Pioneer Centre Talk: Why Fostering Inclusive NLP needs More Inclusion

Portrait of Anne

Before Anne Lauscher, Associate Professor of Data Science at the University of Hamburg will speak at the CS4ALL Talks, she will deliver a talk at the Pioneer Centre for Artificial Intelligence.

Title

Why Fostering Inclusive NLP needs More Inclusion

Abstract

Advanced natural language processing systems, such as open-domain conversational AI systems, now reached the broad public and support millions of daily users for a variety of tasks. However, they still exhibit critical shortcomings, in particular, they are exclusive to speakers of potentially marginalized groups underrepresented in our (annotated) training data. Truly societal beneficial language technology should serve everybody. Thus, we are working towards more sociodemographically inclusive NLP, for instance, via data set collection and creation. Still, also here we are creating new problems and dealing with double-edged swords. In this talk, I will outline current issues relating to cultural and subcultural exclusion, and then try to provide a critique of inclusive data set creation practices drawing on a decolonial perspective. Lacking a final conclusion, I will point to interdisciplinary research and mixed-method approaches as beneficial tools for our ongoing epistemic quest.

Bio

Anne Lauscher's research group investigates Conversational Artificial Intelligence (AI) systems with a focus on fair, inclusive, and sustainable communication. The professorship is funded by the Excellence Initiative of the German federation and the federal states.

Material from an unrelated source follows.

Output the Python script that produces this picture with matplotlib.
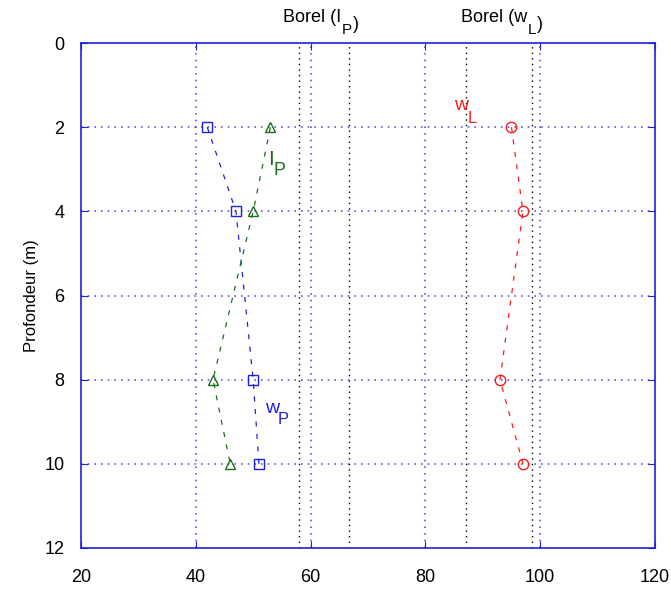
import matplotlib
matplotlib.use("Agg")
import matplotlib.pyplot as plt

# depth (m)
depth = [2, 4, 8, 10]
# water content at plastic limit, plasticity index, liquid limit
wP = [42, 47, 50, 51]
IP = [53, 50, 43, 46]
wL = [95, 97, 93, 97]

# Borel reference ranges
borel_IP = [58, 66.7]
borel_wL = [87, 98.5]

plt.rcParams['font.family'] = ['Liberation Sans', 'DejaVu Sans']

fig = plt.figure(figsize=(6.71, 5.9), dpi=100)
ax = fig.add_axes([0.1207, 0.0712, 0.8554, 0.8559])

blue = '#1f1fe0'
green = '#1a6e1a'
red = '#ff1a1a'

# grid
for x in [40, 60, 80, 100]:
    ax.axvline(x, color='#3030e0', ls=(0, (1, 3)), lw=1.2, alpha=0.8, zorder=1)
for y in [2, 4, 6, 8, 10]:
    ax.axhline(y, color='#3030e0', ls=(0, (1, 3)), lw=1.2, alpha=0.8, zorder=1)
for x in borel_IP + borel_wL:
    ax.axvline(x, color='black', ls=(0, (1, 3)), lw=1.0, zorder=1)

ax.plot(wP, depth, ls=(0, (4, 6)), lw=0.9, color=blue, marker='s', ms=7.5,
        mfc='none', mec=blue, mew=1.0, zorder=3)
ax.plot(IP, depth, ls=(0, (4, 6)), lw=0.9, color=green, marker='^', ms=7.5,
        mfc='none', mec=green, mew=1.0, zorder=3)
ax.plot(wL, depth, ls=(0, (4, 6)), lw=0.9, color=red, marker='o', ms=7.5,
        mfc='none', mec=red, mew=1.0, zorder=3)


def sublabel(x, y, main, sub, color, size, drop):
    # main text then a dropped subscript right after it
    t = ax.annotate(main, (x, y), color=color, fontsize=size, ha='left', va='baseline',
                    annotation_clip=False)
    ax.annotate(sub, xy=(1.0, 0.0), xycoords=t, xytext=(-0.5, -drop),
                textcoords='offset points', color=color, fontsize=size * 0.85,
                ha='left', va='baseline', annotation_clip=False)
    return t


sublabel(85.0, 1.6, 'w', 'L', red, 14, 6)
sublabel(52.6, 2.9, 'I', 'P', green, 15, 4)
sublabel(52.0, 8.8, 'w', 'P', blue, 14, 5)

t1 = ax.annotate('Borel (I', (55.2, -0.5), fontsize=13, ha='left', va='baseline',
                 annotation_clip=False)
t2 = ax.annotate('P', xy=(1.0, 0.0), xycoords=t1, xytext=(0.5, -6), textcoords='offset points',
                 fontsize=11, ha='left', va='baseline', annotation_clip=False)
ax.annotate(')', xy=(1.0, 0.0), xycoords=t2, xytext=(0.5, 6), textcoords='offset points',
            fontsize=13, ha='left', va='baseline', annotation_clip=False)
t3 = ax.annotate('Borel (w', (86.2, -0.5), fontsize=13, ha='left', va='baseline',
                 annotation_clip=False)
t4 = ax.annotate('L', xy=(1.0, 0.0), xycoords=t3, xytext=(0.5, -6), textcoords='offset points',
                 fontsize=11, ha='left', va='baseline', annotation_clip=False)
ax.annotate(')', xy=(1.0, 0.0), xycoords=t4, xytext=(0.5, 6), textcoords='offset points',
            fontsize=13, ha='left', va='baseline', annotation_clip=False)

ax.set_xlim(20, 120)
ax.set_ylim(12, 0)
ax.set_xticks([20, 40, 60, 80, 100, 120])
ax.set_yticks([0, 2, 4, 6, 8, 10, 12])
ax.tick_params(axis='both', direction='in', length=5, color=blue, labelsize=13,
               top=True, right=True)
ax.tick_params(axis='x', pad=15)
ax.tick_params(axis='y', pad=12)
for s in ax.spines.values():
    s.set_color(blue)
    s.set_linewidth(1.2)
ax.set_ylabel('Profondeur (m)', fontsize=12, labelpad=4)

fig.savefig('out.png', dpi=100)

Her research gets regularly published at international top-tier Natural Language Processing (e.g., ACL, EMNLP, etc.) and Artificial Intelligence (e.g., AAAI) venues and has been recognized with multiple awards. For instance, in 2021, Anne received the Maria Gräfin von Linden-Award in life sciences/ STEM, which honors outstanding female researchers in the German State of Baden-Württemberg, and in 2022, she was nominated for the Dissertation Award of the German Informatics Society and named as one of the "100 Brilliant Women in AI Ethics for 2023".